Подпольная работа оппозиции началась с войны цитат. Для начала Троцкий передал через Бориса Суварина на Запад неизданные работы Ленина, в том числе и письмо к съезду, известное как «Завещание Ленина». И сразу же в стране начался скандал. Журнал «Большевик» в августе 1925 г. опубликовал две реплики — Троцкого и Крупской, которые стали доказывать, что это все ложь, клевета на партию, на Ленина, на страну… Но что любопытно: проходит 9 месяцев, и Зиновьев с Каменевым обращаются в Политбюро с требованием опубликовать «завещание». Почему? Потому что до этого Рыков, который в силу своего поста — председатель Совнаркома, глава правительства — ведший все Пленумы партии, решил начать борьбу с Зиновьевым и Каменевым и разрешил публикации о том, какую позицию в 1917 г. по отношению к предстоящей Октябрьской революции занимали Зиновьев и Каменев. Как известно, Ленин их обзывал нехорошими словами, так как они были против. Рыков это использовал. В ответ Зиновьев и Каменев решили использовать «завещание», чтобы опубликовать характеристику, данную Лениным Рыкову!

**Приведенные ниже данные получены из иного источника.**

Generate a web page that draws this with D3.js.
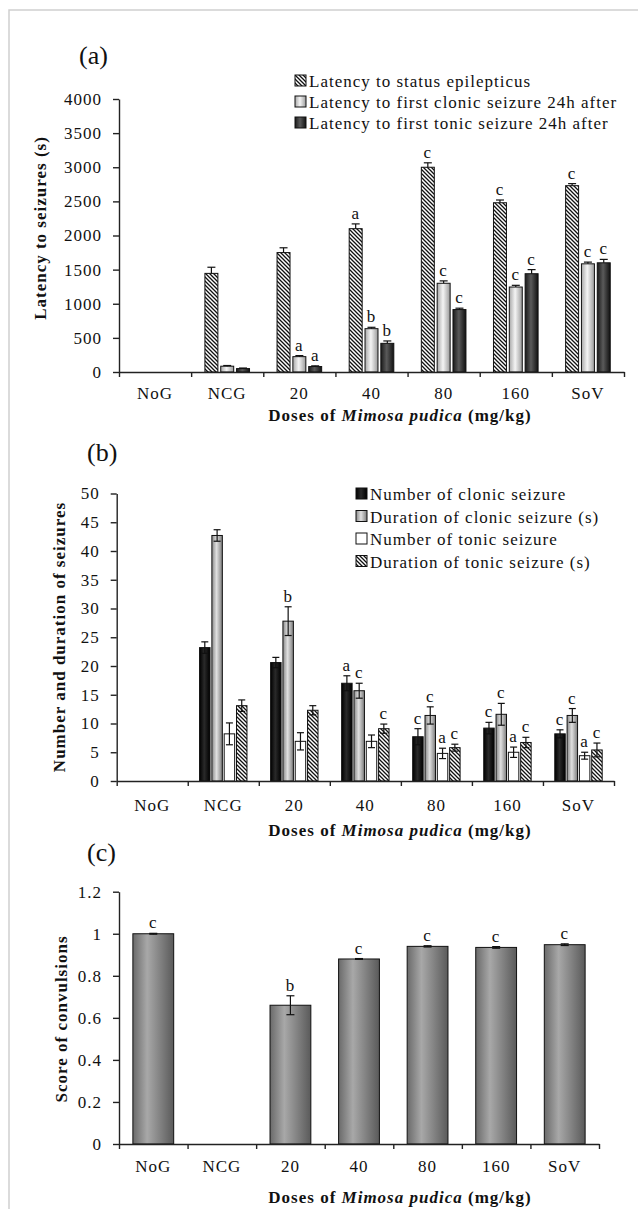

История с «завещанием» вылезла на повестку дня июньского (1926) Пленума, где обсуждали сугубо экономические вопросы, обсуждали так горячо, что председатель ВСНХ Дзержинский умер от переживаний, от того, что не мог доказать Троцкому, Зиновьеву, Каменеву, как нужно развивать промышленность. И затем последовало страшное обвинение со стороны Троцкого в адрес Сталина: он на заседании Политбюро заявил, что Сталин — «могильщик партии и революции». Троцкий оказался провидцем, не понимая, правда, насколько глубоко заглянул в будущее. Сталин в тот момент еще не думал о том, что партия уже изжила себя, что революция завершилась, и полагал, что революции в нашей стране найдется поддержка если не в Индии, то уж в Китае обязательно. Тем не менее он был вынужден отвечать Троцкому. И, отвечая, также использовал «завещание», говоря о том, как Ленин писал о Троцком. И с этого момента «завещание» превращается в дубинку, которой то Зиновьев, то Троцкий, то Сталин, то Бухарин, то Рыков бьют друг друга по головам.